Lady Yakuza



Imaginez. Une bakuto : une joueuse itinérante. Un fantasme, auprès de qui il serait beau de mourir. Un katana à la main, le kimono fendu et ensanglanté, un tigre rugissant dans le dos. Après avoir pu partager sa quête initiatique. Après avoir pu admirer son courage de lionne et sa grâce de gazelle, avoir pu contempler ses tragiques pivoines rouges qui ondulent sur son épaule.
Imaginez encore. Cheveux en liberté, la Pivoine Rouge parée d’un magnifique kimono noir et blanc, un tantô sanguignolant dans une main et un révolver fumant dans l’autre, qui vient de décimer un clan entier. Avant de régler son compte au chef dudit clan, le visage pur d’Oryu zébré d’un éclair. Un éclair signé Kato Tai. Aussi emblématique et saisissant que le plan de Seijun Suzuki qui, dans La vie d’un tatoué, montrait le kimono de son héros fendu par un sabre, dévoilant son tatouage dorsal représentant un tigre blanc.
Imaginez enfin. Après un deuil, trois regards qui, avec classe, décident d’affronter seuls une horde de yakuzas sans honneur. Pour sceller leur engagement, une chanson, l'hymne à Oryu, une élégie en vérité. Puis une barque, qui les conduit nonchalamment dans la nuit, et des flocons qui commencent à tomber sur les trois personnages, debouts.
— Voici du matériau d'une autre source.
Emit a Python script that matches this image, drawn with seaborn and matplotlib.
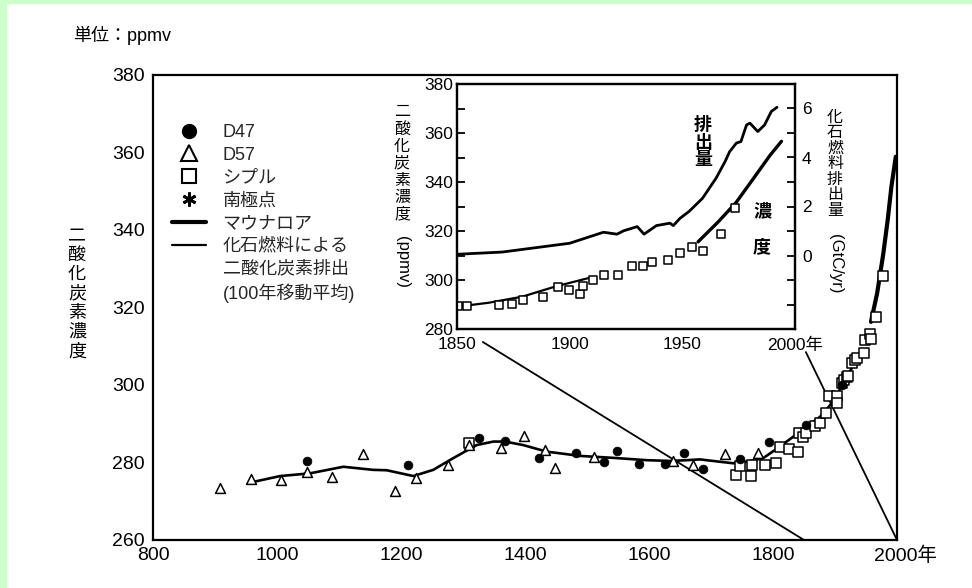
import matplotlib
matplotlib.use("Agg")
import matplotlib.pyplot as plt
import matplotlib.transforms as mtransforms
from matplotlib.lines import Line2D
from matplotlib.patches import Rectangle
import seaborn as sns

# ---------------- data ----------------
# Main panel: ice-core data (year, ppmv)
d47_year = [1048, 1212, 1326, 1368, 1423, 1482, 1527, 1549, 1584, 1626, 1657, 1687,
            1746, 1794, 1853, 1911]
d47_ppm = [280.5, 279.4, 286.4, 285.6, 281.1, 282.5, 280.2, 283.0, 279.5, 279.5, 282.4,
           278.3, 280.8, 285.4, 289.7, 300.0]

d57_year = [908, 958, 1006, 1048, 1088, 1138, 1191, 1224, 1276, 1310, 1361, 1398, 1432,
            1448, 1511, 1639, 1671, 1723, 1776]
d57_ppm = [273.3, 275.7, 275.5, 277.6, 276.3, 282.1, 272.6, 276.1, 279.4, 284.5, 283.7,
           286.9, 283.2, 278.5, 281.3, 280.5, 279.4, 282.2, 282.4]

siple_year = [1310, 1740, 1746, 1765, 1766, 1787, 1805, 1812, 1825, 1841, 1842, 1848,
              1854, 1867, 1875, 1885, 1891, 1903, 1904, 1911, 1914, 1919, 1921, 1927,
              1932, 1935, 1947, 1948, 1957, 1958, 1966, 1978]
siple_ppm = [285.0, 276.8, 279.1, 276.6, 279.4, 279.4, 280.0, 283.9, 283.6, 282.8, 287.5,
             286.5, 287.5, 289.5, 290.3, 292.7, 297.2, 297.2, 295.3, 300.4, 301.2, 302.1,
             302.3, 305.8, 306.5, 307.0, 308.3, 311.5, 313.2, 311.8, 317.6, 328.1]

# smoothed curve (100-year moving average)
smooth_year = [962, 1005, 1053, 1107, 1155, 1177, 1220, 1252, 1284, 1322, 1349, 1368,
               1397, 1435, 1489, 1542, 1596, 1634, 1661, 1682, 1714, 1736, 1757, 1784,
               1811, 1844, 1876, 1897, 1913, 1930]
smooth_ppm = [275.0, 276.5, 277.2, 278.9, 278.1, 278.0, 276.5, 278.1, 281.1, 284.5, 285.4,
              285.4, 284.5, 282.8, 281.7, 281.2, 280.6, 280.4, 280.6, 280.8, 280.2, 279.8,
              280.2, 281.1, 284.1, 288.0, 291.8, 295.7, 300.4, 305.2]

# Mauna Loa
mlo_year = [1958, 1968, 1978, 1985, 1991, 1998]
mlo_ppm = [316.3, 323.7, 334.0, 342.6, 351.2, 358.9]

# Inset: Siple squares, concentration curves, emissions
in_sq_year = [1850.5, 1854.3, 1868.5, 1874.2, 1879.4, 1888.0, 1894.7, 1899.8, 1904.6,
              1906.0, 1910.5, 1915.4, 1921.6, 1927.6, 1932.7, 1936.4, 1943.7, 1948.9,
              1954.1, 1959.0, 1967.0, 1973.5]
in_sq_ppm = [289.2, 289.5, 289.8, 290.4, 291.8, 293.2, 297.3, 296.0, 294.3, 297.7, 299.8,
             301.9, 302.0, 305.7, 305.7, 307.2, 308.2, 311.2, 313.6, 312.0, 318.8, 329.3]

in_thin_year = [1850, 1864, 1879, 1893.5, 1908, 1911]
in_thin_ppm = [289.1, 290.7, 293.2, 297.3, 300.7, 301.3]

in_thick_year = [1957, 1966, 1974, 1982, 1989, 1994]
in_thick_ppm = [315.6, 323.8, 331.8, 342.0, 351.0, 356.6]

emis_year = [1850, 1870, 1900, 1915, 1921, 1924, 1930, 1933, 1938.5, 1944.5, 1946, 1949,
             1953, 1959, 1965, 1969, 1971, 1974, 1976, 1978.5, 1980, 1983.5, 1986.5,
             1989.5, 1992]
emis_gtc = [0.05, 0.14, 0.50, 0.95, 0.87, 1.01, 1.18, 0.87, 1.22, 1.32, 1.22, 1.52, 1.80,
            2.34, 3.16, 3.84, 4.24, 4.59, 4.65, 5.33, 5.40, 5.06, 5.33, 5.88, 6.05]

main_xticks = [800, 1000, 1200, 1400, 1600, 1800, 2000]
main_xticklabels = ["800", "1000", "1200", "1400", "1600", "1800", "2000年"]
main_yticks = [260, 280, 300, 320, 340, 360, 380]
inset_xticks = [1850, 1900, 1950, 2000]
inset_xticklabels = ["1850", "1900", "1950", "2000年"]
inset_yticks = [280, 300, 320, 340, 360, 380]
inset_rticks = [0, 2, 4, 6]

legend_labels = ["D47", "D57", "シプル", "南極点", "マウナロア", "化石燃料による",
                 "二酸化炭素排出", "(100年移動平均)"]

# ---------------- style ----------------
sns.set_style("white")
plt.rcParams['font.family'] = ['Liberation Sans', 'Noto Sans CJK JP', 'DejaVu Sans']
plt.rcParams['axes.linewidth'] = 1.6
plt.rcParams['axes.edgecolor'] = 'black'

W, H = 972, 588
fig = plt.figure(figsize=(W / 100, H / 100), dpi=100)
fig.patch.set_facecolor('white')
green = '#ccffcc'
fig.add_artist(Rectangle((0, 0), 6 / W, 1, transform=fig.transFigure, color=green, zorder=0))
fig.add_artist(Rectangle((0, 1 - 3 / H), 1, 3 / H, transform=fig.transFigure, color=green, zorder=0))


def fx(px):
    return px / W


def fy(py):
    return 1 - py / H


# ---------------- main axes ----------------
ax = fig.add_axes([fx(153), fy(540), 744 / W, 465 / H])
ax.set_facecolor('white')

# connector lines from inset to main axis
ax.plot([1332, 1850], [311.1, 260], color='black', lw=1.3, zorder=1)
ax.plot([1853, 2000], [308.5, 260], color='black', lw=1.3, zorder=1)

sns.lineplot(x=smooth_year, y=smooth_ppm, ax=ax, color='black', lw=1.9, zorder=3)
sns.lineplot(x=mlo_year, y=mlo_ppm, ax=ax, color='black', lw=3.0, zorder=3)
sns.scatterplot(x=siple_year, y=siple_ppm, ax=ax, marker='s', s=50, facecolor='white',
                edgecolor='black', linewidth=1.1, zorder=4)
sns.scatterplot(x=d57_year, y=d57_ppm, ax=ax, marker='^', s=50, facecolor='white',
                edgecolor='black', linewidth=1.1, zorder=4)
sns.scatterplot(x=d47_year, y=d47_ppm, ax=ax, marker='o', s=40, color='black',
                edgecolor='black', linewidth=0.5, zorder=5)

ax.set_xlim(800, 2000)
ax.set_ylim(260, 380)
ax.set_xticks(main_xticks)
ax.set_xticklabels(main_xticklabels)
ax.set_xticks(range(900, 2000, 200), minor=True)
ax.set_yticks(main_yticks)
ax.set_yticks(range(270, 380, 20), minor=True)
ax.tick_params(axis='both', which='both', direction='in', color='black', width=1.3,
               labelsize=14, labelcolor='black')
ax.tick_params(axis='both', which='major', length=7)
ax.tick_params(axis='both', which='minor', length=7)
ax.tick_params(axis='x', pad=5)
ax.tick_params(axis='y', pad=6)
for s in ax.spines.values():
    s.set_visible(True)
    s.set_color('black')
# shift "2000年" so the digits stay under the tick
lab = ax.get_xticklabels()[-1]
lab.set_transform(lab.get_transform() + mtransforms.ScaledTranslation(0.08, 0, fig.dpi_scale_trans))
ax.set_xlabel('')
ax.set_ylabel('')

# legend
handles = [
    Line2D([], [], ls='none', marker='o', color='black', ms=10),
    Line2D([], [], ls='none', marker='^', mfc='white', mec='black', mew=1.5, ms=11),
    Line2D([], [], ls='none', marker='s', mfc='white', mec='black', mew=1.5, ms=10),
    Line2D([], [], ls='none', marker=(6, 2, 0), color='black', mew=2, ms=10),
    Line2D([], [], color='black', lw=3.0),
    Line2D([], [], color='black', lw=1.6),
    Line2D([], [], ls='none'),
    Line2D([], [], ls='none'),
]
leg = ax.legend(handles=handles, labels=legend_labels, loc='upper left',
                bbox_to_anchor=(fx(172), fy(124)), bbox_transform=fig.transFigure,
                frameon=False, fontsize=13, handlelength=1.9, handletextpad=0.9,
                labelspacing=0.32, borderpad=0, borderaxespad=0)

# ---------------- inset axes ----------------
axi = fig.add_axes([fx(457), fy(329), 338 / W, 245 / H])
axi.set_facecolor('white')
sns.lineplot(x=in_thin_year, y=in_thin_ppm, ax=axi, color='black', lw=1.6)
sns.lineplot(x=in_thick_year, y=in_thick_ppm, ax=axi, color='black', lw=2.4)
sns.scatterplot(x=in_sq_year, y=in_sq_ppm, ax=axi, marker='s', s=38, facecolor='white',
                edgecolor='black', linewidth=1.1, zorder=4)
axi.set_xlim(1850, 2000)
axi.set_ylim(280, 380)
axi.set_xticks(inset_xticks)
axi.set_xticklabels(inset_xticklabels)
axi.set_yticks(inset_yticks)
axi.set_yticks(range(290, 380, 20), minor=True)
axi.tick_params(axis='both', which='both', direction='in', color='black', width=1.3,
                labelsize=12.5, labelcolor='black', length=6)
axi.tick_params(axis='x', pad=6)
axi.tick_params(axis='y', pad=3)
axi.set_xlabel('')
axi.set_ylabel('')
for s in axi.spines.values():
    s.set_visible(True)
    s.set_color('black')

axr = axi.twinx()
sns.lineplot(x=emis_year, y=emis_gtc, ax=axr, color='black', lw=2.0)
axr.set_ylim(-3, 7)
axr.set_yticks(inset_rticks)
axr.set_yticks([-2, -1, 1, 3, 5], minor=True)
axr.tick_params(axis='y', which='both', direction='in', color='black', width=1.3,
                labelsize=12.5, labelcolor='black', length=6, pad=5)
axr.set_ylabel('')
for s in axr.spines.values():
    s.set_color('black')


# ---------------- texts ----------------
def vtext(x_px, first_center_px, chars, step_px, size, weight='normal'):
    for i, ch in enumerate(chars):
        fig.text(fx(x_px), fy(first_center_px + i * step_px), ch, ha='center', va='center',
                 fontsize=size, fontweight=weight, color='black')


fig.text(fx(73), fy(35), "単位：ppmv", ha='left', va='center', fontsize=13, color='black')

vtext(77, 236, "二酸化炭素濃度", 19.3, 13)

vtext(402, 112, "二酸化炭素濃度", 17.0, 11.5)
fig.text(fx(402), fy(262), "(ppmv)", rotation=270, ha='center', va='center',
         fontsize=12, color='black')

vtext(835, 117, "化石燃料排出量", 15.5, 11.5)
fig.text(fx(835), fy(264), "(GtC/yr)", rotation=270, ha='center', va='center',
         fontsize=12, color='black')

vtext(703, 125, "排出量", 18, 13, 'bold')
vtext(762, 212, "濃", 18, 13, 'bold')
vtext(762, 248, "度", 18, 13, 'bold')

fig.savefig("out.png", dpi=100, facecolor=fig.get_facecolor())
A l’issue d'un combat enragé, dans un quartier d’Osaka sous la neige, des dixaines de yakuzas en kimonos noirs, têtes inclinées et lanternes à la main, forment une haie d’honneur aux trois personnages en question : la légendaire Pivoine rouge, le  fantasque chef de clan Kumatora et le sans clan Kitahashi. Soit un très beau chant du cygne, signé Buichi Saito, l’admirable réalisateur du quatrième volet des Baby Cart.
Grâce à HK vidéo, éditant les huit films de la saga dans un bel écrin, il est désormais aisé de pouvoir arrêter d’imaginer.